I redditi medi giornalieri segnano una differenza del 30% tra maschi e femmine, in un panorama italiano in linea, mentre la media in Europa è al 12%. Alla base di questo divario, tra le altre cose, inquadramenti lavorativi diversi e meglio retribuiti per gli uomini, all’interno dello stesso ambito di mansioni e orari di lavoro ridotti per le donne.
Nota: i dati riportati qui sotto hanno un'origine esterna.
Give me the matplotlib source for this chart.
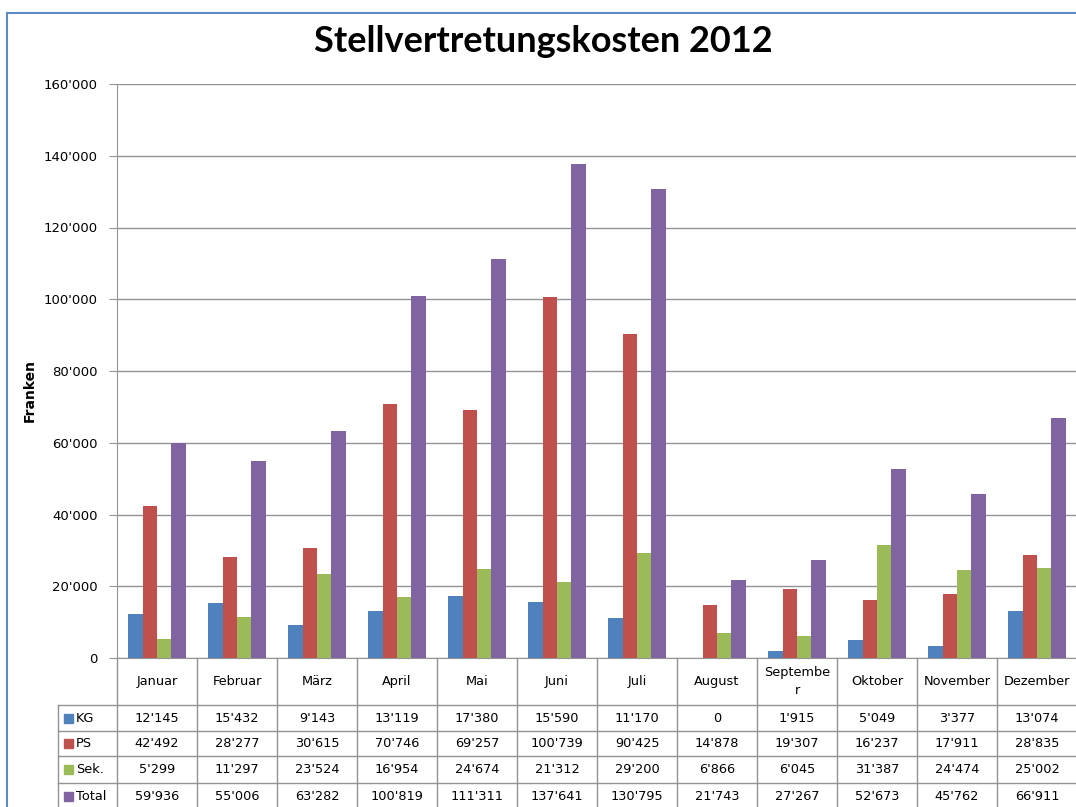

Nel pubblico, le posizioni tra le meglio retribuite sono quelle di amministrazioni centrali, magistratura e autorità indipendenti, con un reddito medio giornaliero di 160,30 euro per i maschi e 138,80 euro per le femmine (-21,50 euro), in entrambi i casi, al di sotto della media nazionale; le peggio retribuite riguardano le amministrazioni locali (regioni, province e comuni), il cui reddito medio giornaliero per gli uomini è di 101,80 euro e per le donne di 86,80 euro (-15 euro), anche in questo caso al di sotto della media italiana. Nel privato il settore meglio retribuito è quello delle attività finanziarie ed assicurative, con 205,80 euro giornalieri per gli uomini e 134,70 euro per le donne (-71,10 euro), al di sotto della media nazionale; il reddito medio giornaliero più basso lo si registra nel lavoro domestico: 64 euro per gli uomini, 39,40 per le donne (-24,60). Non solo: le lavoratrici dipendenti part time sono il 39,8%, mentre i colleghi maschi il 7,5%, e su quasi 30 mila contratti di lavoro a tempo indeterminato, stipulati nel 2023, 18 mila hanno riguardato gli uomini. La fotografia, precisa al centesimo, ci restituisce un Paese in cui le donne lavorano meno, guadagnano meno, prendono meno di pensione: tutto ciò ostacola l’autodeterminazione femminile e lascia spazio alla violenza economica.